** start **

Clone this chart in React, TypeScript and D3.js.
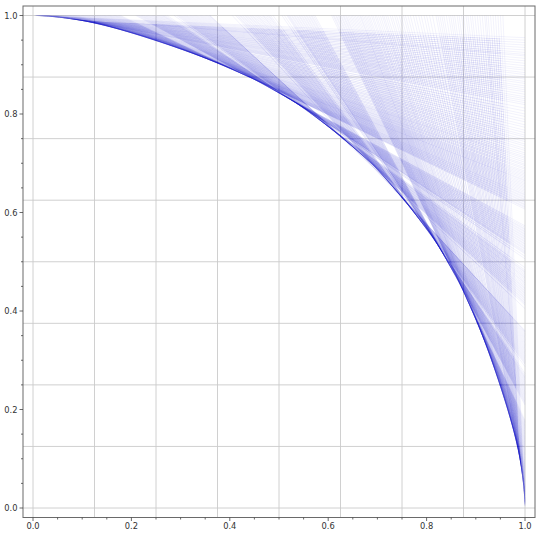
import React from "react";
import * as d3 from "d3";

// Each tangent line runs from (topCrossing, 1) to (1, rightCrossing).
const topCrossing = [
  .004,.006,.008,.010,.012,.015,.018,.021,.024,.027,.030,.033,.036,.040,.043,.046,.050,.054,.058,.062,
  .066,.070,.074,.078,.082,.086,.090,.095,.100,.105,.110,.115,.120,.125,.130,.135,.140,.145,.150,.155,
  .160,.165,.170,.175,.212,.217,.222,.227,.232,.237,.242,.247,.252,.257,.262,.266,.292,.297,.302,.307,
  .312,.317,.322,.327,.332,.337,.342,.347,.352,.357,.360,
];
const rightCrossing = [
  .955,.945,.935,.925,.918,.908,.898,.889,.880,.871,.862,.853,.845,.835,.827,.819,.806,.795,.784,.773,
  .762,.753,.744,.735,.726,.717,.710,.702,.695,.688,.681,.675,.669,.664,.658,.652,.646,.640,.635,.630,
  .625,.620,.615,.610,.570,.565,.560,.555,.550,.545,.540,.535,.530,.525,.520,.516,.483,.478,.472,.467,
  .461,.456,.450,.445,.440,.435,.430,.425,.420,.415,.405,
];
const topCrossingB = [
  .005,.007,.009,.011,.0135,.0165,.0195,.0225,.0255,.0285,.0315,.0345,.038,.0415,.0445,.048,.052,.056,.060,.064,
  .068,.072,.076,.080,.084,.088,.0925,.0975,.1025,.1075,.1125,.1175,.1225,.1275,.1325,.1375,.1425,.1475,.1525,.1575,
  .1625,.1675,.1725,.178,.209,.2145,.2195,.2245,.2295,.2345,.2395,.2445,.2495,.2545,.2595,.264,.269,.273,.287,.2945,
  .2995,.3045,.3095,.3145,.3195,.3245,.3295,.3345,.3395,.3445,.3495,.3545,.3585,
];
const rightCrossingB = [
  .95,.94,.93,.921,.913,.903,.893,.884,.875,.866,.857,.849,.840,.831,.823,.812,.800,.789,.778,.767,
  .757,.748,.739,.730,.721,.713,.706,.698,.691,.684,.678,.672,.666,.661,.655,.649,.643,.637,.632,.627,
  .622,.617,.612,.607,.573,.567,.562,.557,.552,.547,.542,.537,.532,.527,.522,.518,.511,.506,.488,.480,
  .475,.469,.464,.458,.453,.447,.442,.437,.432,.427,.422,.417,.412,
];
// Inner region where the line bundle is denser
const insetX = [0, .15, .95, .987, 1, 0];
const insetY = [1, .987, .954, .15, 0, 0];

const gridValues = [0, .125, .25, .375, .5, .625, .75, .875, 1];
const majorTicks = [0, .2, .4, .6, .8, 1];
const minorTicks = [.05, .1, .15, .25, .3, .35, .45, .5, .55, .65, .7, .75, .85, .9, .95];

const W = 540, H = 536;
const x = d3.scaleLinear().domain([0, 1]).range([33, 525]);
const y = d3.scaleLinear().domain([0, 1]).range([508, 15.5]);
const L = 23, R = 535, T = 6, B = 517.5;
const FONT = "'DejaVu Sans', sans-serif";
const BLUE = "#1010c8";

export default function App() {
  const tops = [...topCrossing, ...topCrossingB];
  const rights = [...rightCrossing, ...rightCrossingB];
  const pairs: [number, number][] = [
    ...tops.map((a, i) => [a, rights[i]] as [number, number]),
    ...tops.map((a, i) => [rights[i], a] as [number, number]),
  ];
  const inset = d3.line<number>().x((d) => x(d)).y((_, i) => y(insetY[i]))(insetX) + "Z";
  return (
    <svg width={W} height={H} style={{ position: "absolute", left: 0, top: 0, background: "#fff" }}>
      <defs>
        <clipPath id="inset"><path d={inset} /></clipPath>
        <filter id="soft" x="0" y="0" width="1" height="1"><feGaussianBlur stdDeviation="0.35" /></filter>
      </defs>
      <g filter="url(#soft)">
        {gridValues.map((g) => (
          <g key={g} stroke="#cbcbcb" strokeWidth={0.9}>
            <line x1={x(g)} x2={x(g)} y1={T} y2={B} />
            <line x1={L} x2={R} y1={y(g)} y2={y(g)} />
          </g>
        ))}
        <g stroke={BLUE} strokeWidth={0.8} strokeOpacity={0.065} fill="none">
          {pairs.map(([a, b], i) => (
            <line key={i} x1={x(a)} y1={y(1)} x2={x(1)} y2={y(b)} />
          ))}
        </g>
        <g clipPath="url(#inset)" stroke={BLUE} strokeWidth={0.8} strokeOpacity={0.07} fill="none">
          {pairs.map(([a, b], i) => (
            <line key={i} x1={x(a)} y1={y(1)} x2={x(1)} y2={y(b)} />
          ))}
        </g>
      </g>
      <rect x={L} y={T} width={R - L} height={B - T} fill="none" stroke="#6a6a6a" strokeWidth={1} />
      <g stroke="#444" strokeWidth={0.8}>
        {majorTicks.map((t) => (
          <g key={t}>
            <line x1={x(t)} x2={x(t)} y1={B} y2={B + 3.5} />
            <line x1={L} x2={L - 3.5} y1={y(t)} y2={y(t)} />
          </g>
        ))}
        {minorTicks.map((t) => (
          <g key={t}>
            <line x1={x(t)} x2={x(t)} y1={B} y2={B + 2} />
            <line x1={L} x2={L - 2} y1={y(t)} y2={y(t)} />
          </g>
        ))}
      </g>
      <g fontFamily={FONT} fontSize={8.3} fill="#333">
        {majorTicks.map((t) => (
          <g key={t}>
            <text x={x(t)} y={529} textAnchor="middle">{t.toFixed(1)}</text>
            <text x={17.5} y={y(t) + 3} textAnchor="end">{t.toFixed(1)}</text>
          </g>
        ))}
      </g>
    </svg>
  );
}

** end **

Skip the pictures and restate exactly the lines from the beginning of the listing to the line with "import * as", that line included.

Clone this chart in React, TypeScript and D3.js.
import React from "react";
import * as d3 from "d3";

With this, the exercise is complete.